--- Start Supplied material ---

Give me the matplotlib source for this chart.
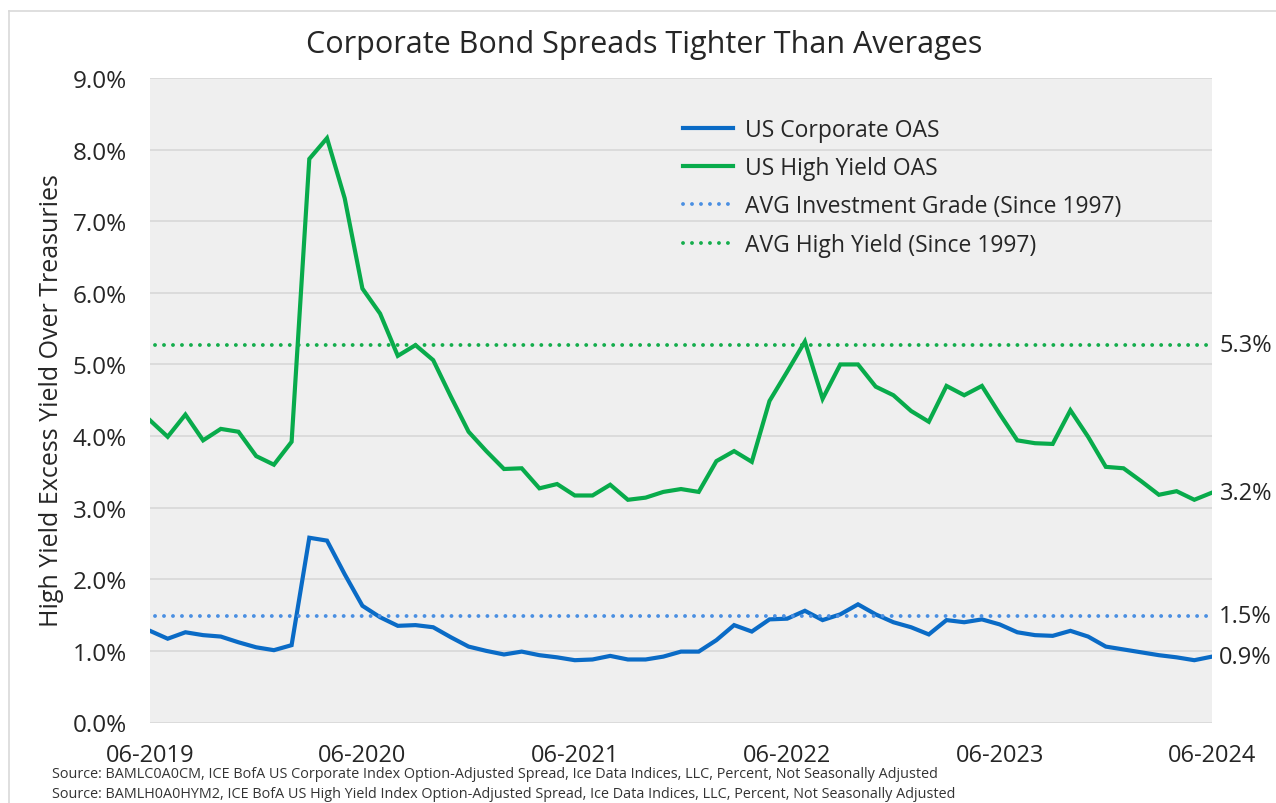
import matplotlib.pyplot as plt
from matplotlib.lines import Line2D
import numpy as np

plt.rcParams['font.family'] = ['Open Sans', 'DejaVu Sans']

# monthly values, 06-2019 .. 06-2024 (percent)
high_yield = [4.22, 3.99, 4.30, 3.94, 4.10, 4.06, 3.72, 3.60, 3.92, 7.87,
              8.16, 7.32, 6.06, 5.71, 5.12, 5.27, 5.06, 4.55, 4.06, 3.79,
              3.54, 3.55, 3.27, 3.33, 3.17, 3.17, 3.32, 3.11, 3.14, 3.22,
              3.26, 3.22, 3.65, 3.79, 3.64, 4.49, 4.90, 5.32, 4.52, 5.00,
              5.00, 4.69, 4.57, 4.35, 4.20, 4.70, 4.57, 4.70, 4.31, 3.94,
              3.90, 3.89, 4.36, 3.99, 3.57, 3.55, 3.37, 3.18, 3.23, 3.11,
              3.21]
corporate = [1.28, 1.17, 1.26, 1.22, 1.20, 1.12, 1.05, 1.01, 1.08, 2.58,
             2.54, 2.07, 1.63, 1.47, 1.35, 1.36, 1.33, 1.19, 1.06, 1.00,
             0.95, 0.99, 0.94, 0.91, 0.87, 0.88, 0.93, 0.88, 0.88, 0.92,
             0.99, 0.99, 1.15, 1.36, 1.27, 1.44, 1.45, 1.56, 1.43, 1.51,
             1.65, 1.51, 1.40, 1.33, 1.23, 1.43, 1.40, 1.44, 1.37, 1.26,
             1.22, 1.21, 1.28, 1.20, 1.06, 1.02, 0.98, 0.94, 0.91, 0.87,
             0.92]
avg_ig = 1.49
avg_hy = 5.27
months = np.arange(len(high_yield))
year_ticks = [0, 12, 24, 36, 48, 60]
year_labels = ['06-2019', '06-2020', '06-2021', '06-2022', '06-2023', '06-2024']
y_ticks = np.arange(0, 10, 1)

blue = '#0a6bc6'
green = '#08ab4b'
blue_dot = '#4a8fe2'
green_dot = '#14ad4c'
txt = '#262626'

fig = plt.figure(figsize=(12.76, 8.04), dpi=100)
ax = fig.add_axes([150 / 1276, 80.5 / 804, 1062 / 1276, 644.5 / 804])
ax.set_facecolor('#efefef')

dot = (0, (0.01, 2.3))
ax.plot(months, corporate, color=blue, lw=3.0, solid_joinstyle='miter')
ax.plot(months, high_yield, color=green, lw=3.0, solid_joinstyle='miter')
ax.axhline(avg_ig, color=blue_dot, lw=2.8, ls=dot, dash_capstyle='round', xmin=0.005, xmax=0.995)
ax.axhline(avg_hy, color=green_dot, lw=2.8, ls=dot, dash_capstyle='round', xmin=0.005, xmax=0.995)

ax.set_xlim(0, 60)
ax.set_ylim(0, 9)
ax.set_yticks(y_ticks)
ax.set_yticklabels(['%.1f%%' % v for v in y_ticks])
ax.set_xticks(year_ticks)
ax.set_xticklabels(year_labels)
ax.tick_params(axis='y', length=0, pad=16.5, labelsize=17.5, labelcolor=txt)
ax.tick_params(axis='x', length=0, pad=15, labelsize=17, labelcolor=txt)
ax.grid(axis='y', color='#d8d8d8', lw=1.2)
ax.set_axisbelow(True)
for s in ax.spines.values():
    s.set_visible(False)

# value labels on the right
for v, lab in [(avg_hy, '5.3%'), (high_yield[-1], '3.2%'), (avg_ig, '1.5%'), (corporate[-1], '0.9%')]:
    ax.text(1 + 60 / 1062, v, lab, transform=ax.get_yaxis_transform(),
            ha='right', va='center', fontsize=17, color=txt)

handles = [Line2D([], [], color=blue, lw=3.0),
           Line2D([], [], color=green, lw=3.0),
           Line2D([], [], color=blue_dot, lw=2.8, ls=dot, dash_capstyle='round'),
           Line2D([], [], color=green_dot, lw=2.8, ls=dot, dash_capstyle='round')]
labels = ['US Corporate OAS', 'US High Yield OAS',
          'AVG Investment Grade (Since 1997)', 'AVG High Yield (Since 1997)']
fig.legend(handles, labels, loc='upper left', bbox_to_anchor=(683 / 1276, 1 - 119 / 804),
           frameon=False, fontsize=16.5, handlelength=2.18, handletextpad=0.52,
           borderpad=0, borderaxespad=0, labelspacing=0.62, labelcolor=txt)

fig.text(644 / 1276, 1 - 45 / 804, 'Corporate Bond Spreads Tighter Than Averages',
         ha='center', va='center', fontsize=22, color=txt)
fig.text(52 / 1276, 1 - 401 / 804, 'High Yield Excess Yield Over Treasuries',
         ha='center', va='center', rotation=90, fontsize=18, color=txt)
fig.text(52 / 1276, 1 - 775 / 804,
         'Source: BAMLC0A0CM, ICE BofA US Corporate Index Option-Adjusted Spread, '
         'Ice Data Indices, LLC, Percent, Not Seasonally Adjusted',
         ha='left', va='center', fontsize=10.4, color='#333333')
fig.text(52 / 1276, 1 - 795 / 804,
         'Source: BAMLH0A0HYM2, ICE BofA US High Yield Index Option-Adjusted Spread, '
         'Ice Data Indices, LLC, Percent, Not Seasonally Adjusted',
         ha='left', va='center', fontsize=10.4, color='#333333')

# thin frame on top/left edge of the screenshot
fig.add_artist(Line2D([9 / 1276, 1], [1 - 11.5 / 804] * 2, color='#d9d9d9', lw=1.2))
fig.add_artist(Line2D([9 / 1276] * 2, [0, 1 - 11.5 / 804], color='#d9d9d9', lw=1.2))

fig.savefig('out.png', dpi=100)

--- End Supplied material ---

▶ Problem
Extract, word for word, each line from the top of the data down to and including the line with "plt.rcParams['font.family'] = ['Open"; skip the pictures.

▶ Result for this exercise
Give me the matplotlib source for this chart.
import matplotlib.pyplot as plt
from matplotlib.lines import Line2D
import numpy as np

plt.rcParams['font.family'] = ['Open Sans', 'DejaVu Sans']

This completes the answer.